桔梗と奈落の対決は、刃(やいば)を交えて戦う以上の迫力を持って読む側に迫ってくる。
これまで「桔梗を慕う鬼蜘蛛の心」により絶対的優位に立っていたことで油断が生じたか桔梗。
あせる犬夜叉、ほくそ笑む奈落、厳しい表情の桔梗と三つ巴になるかと思っていたのだが・・・。
(2006年8月3日の日記)  
感じ合う心
原作少年サンデー2002年9月11日(41号)第280話「真の目的」

          ☆          ☆          ☆

鋼牙を奈落から開放したものの、意識のない鋼牙の体はどんどん落ちて行く。
犬夜叉はかごめを七宝に託し、鋼牙を助けに行く。
「七宝!」と呼ばれて「なんじゃ?」と出てくる無邪気な顔、久々に印象的なカット、可愛い。
かごめとしても危険過ぎて、これ以上犬夜叉には頼めなかったろうが、自ら助けに行こうとするところがいい。

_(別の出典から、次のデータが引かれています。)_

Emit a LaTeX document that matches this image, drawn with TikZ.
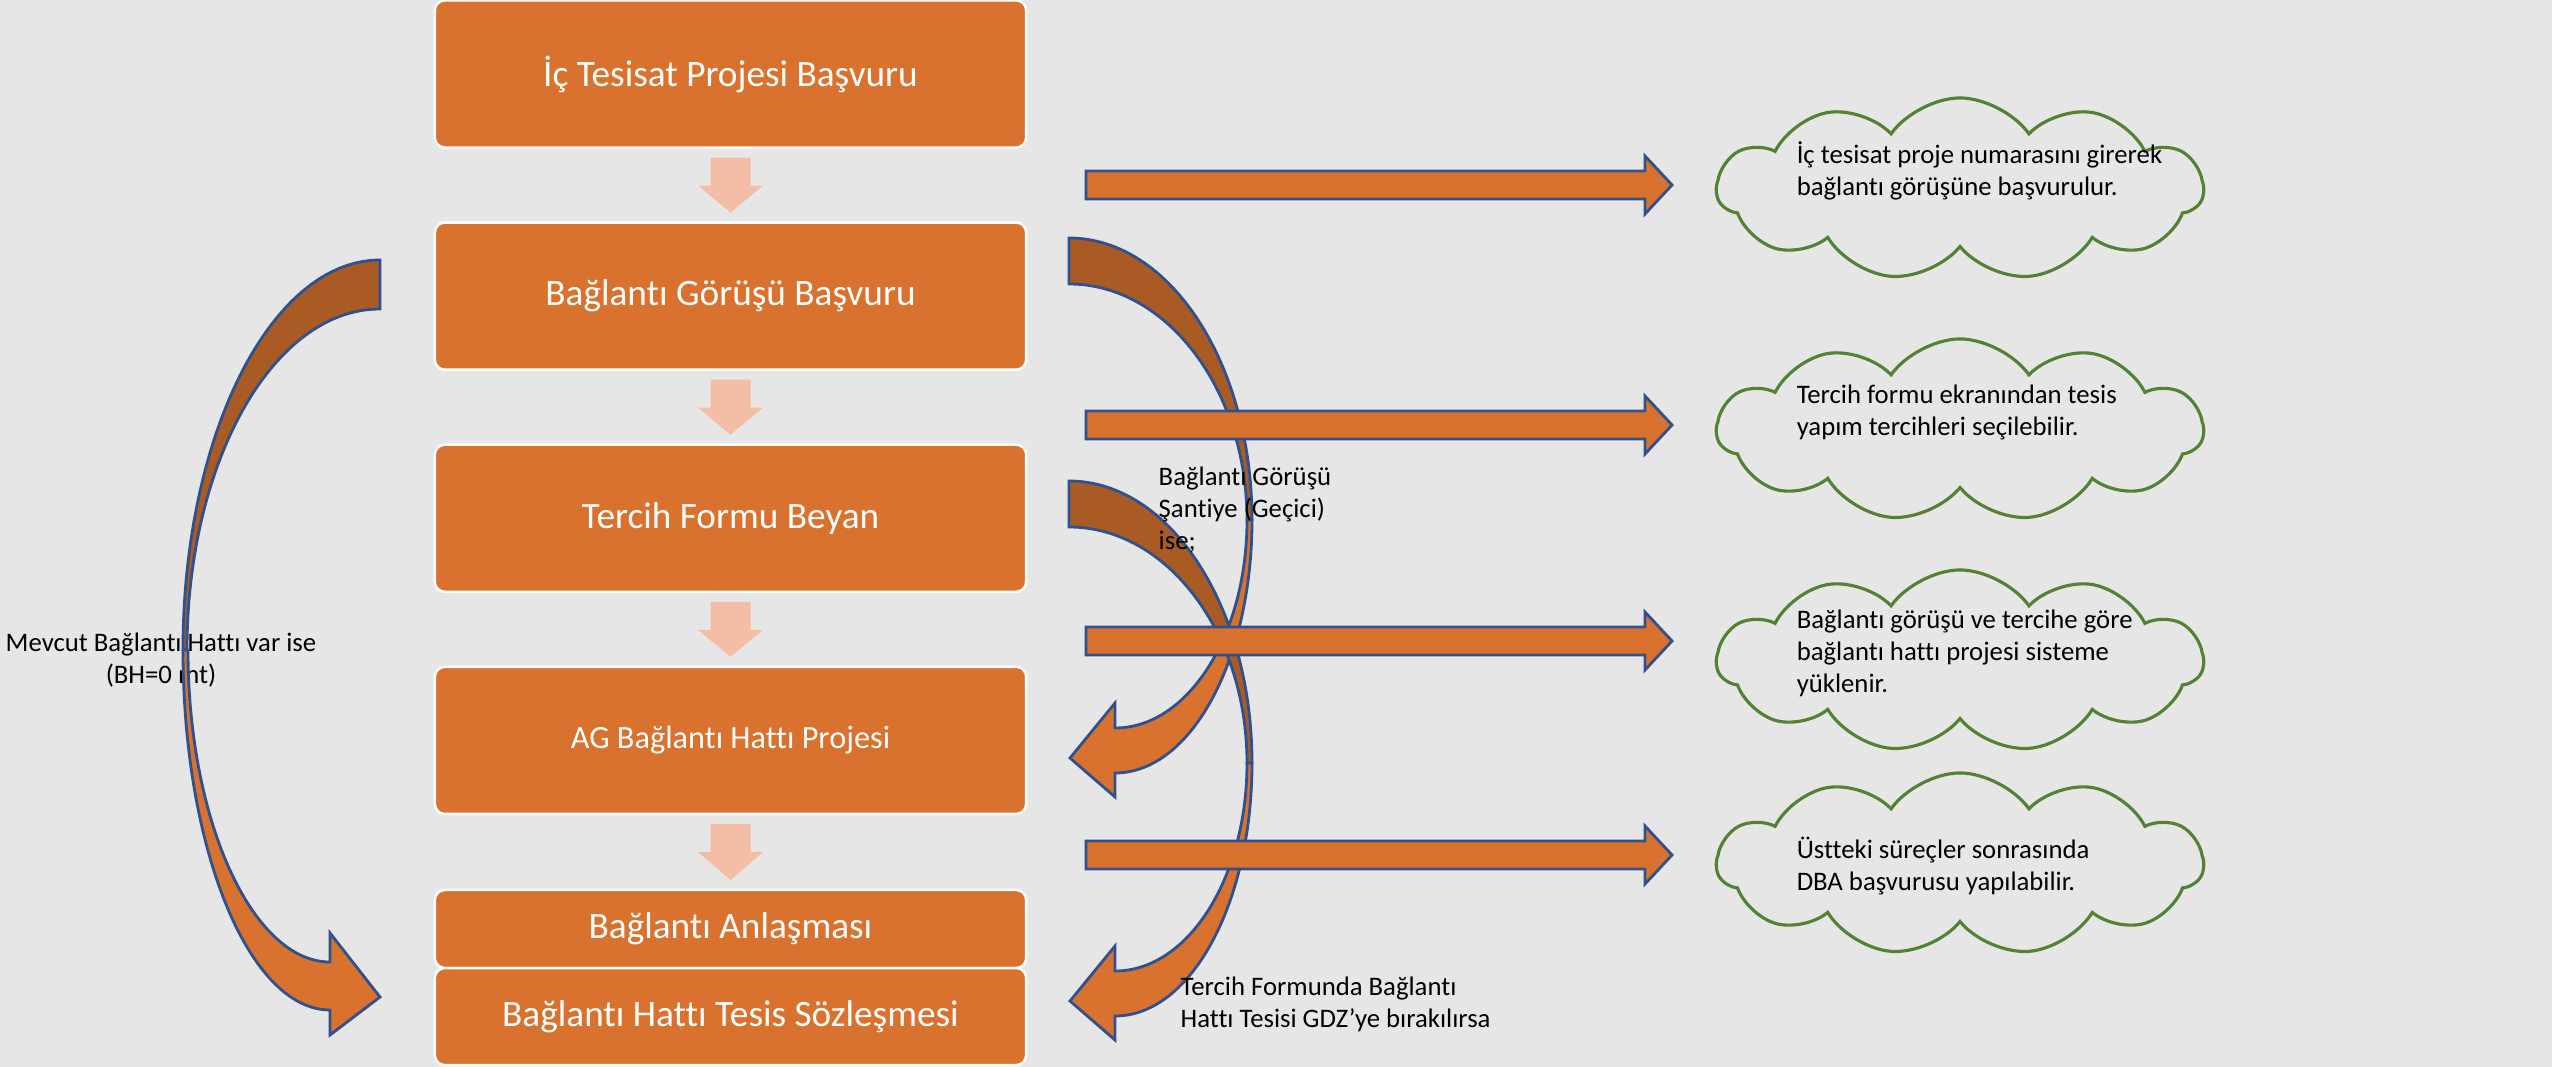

消化されつつある鋼牙、崩落する白霊山の中脱出を図る2人、かっこいい。
個人的にはこんな時くらい「鋼牙」「犬夜叉」と呼び合って欲しいけど。
こうしている間にも奈落は桔梗の元に向かっているのだが、哀しいかな犬夜叉は気づけない。
そして桔梗の前に降り立つ奈落。

何とか脱出できた犬夜叉たちの会話が入るが、さすがにここでは「それどころじゃないんだよ、犬夜叉!」って心の中で呼びかけてしまう。
とげとげつけて、だらだら引きずって「見て見てボクの新しい体、カッコいいでしょ?素敵でしょ?」とほめてもらいたい奈落を桔梗は一蹴。
傷つく?奈落だが、桔梗が言いたいのは外見ではなく中身だった。
今の奈落は傀儡と同じということか。

奈落が外に出した大切なもの。
それは神楽が運んでいた赤子なのだが、その正体まだ明かされない。
奈落は外に出した物については答えず、桔梗の「真の目的」を聞く問いに実力行使で答えてしまう。
桔梗に触れることができるどころか、桔梗を「壊す」奈落。

血と肉ではなく破片が飛び散る桔梗の体。
桔梗が「人ではない」ことを痛切に意識させられる瞬間だった。
そして遠くにいた犬夜叉も感じる桔梗の危機。
匂いでもなく気配でもなく、心で感じ取ったのは犬夜叉と桔梗の心のつながりゆえだろうか。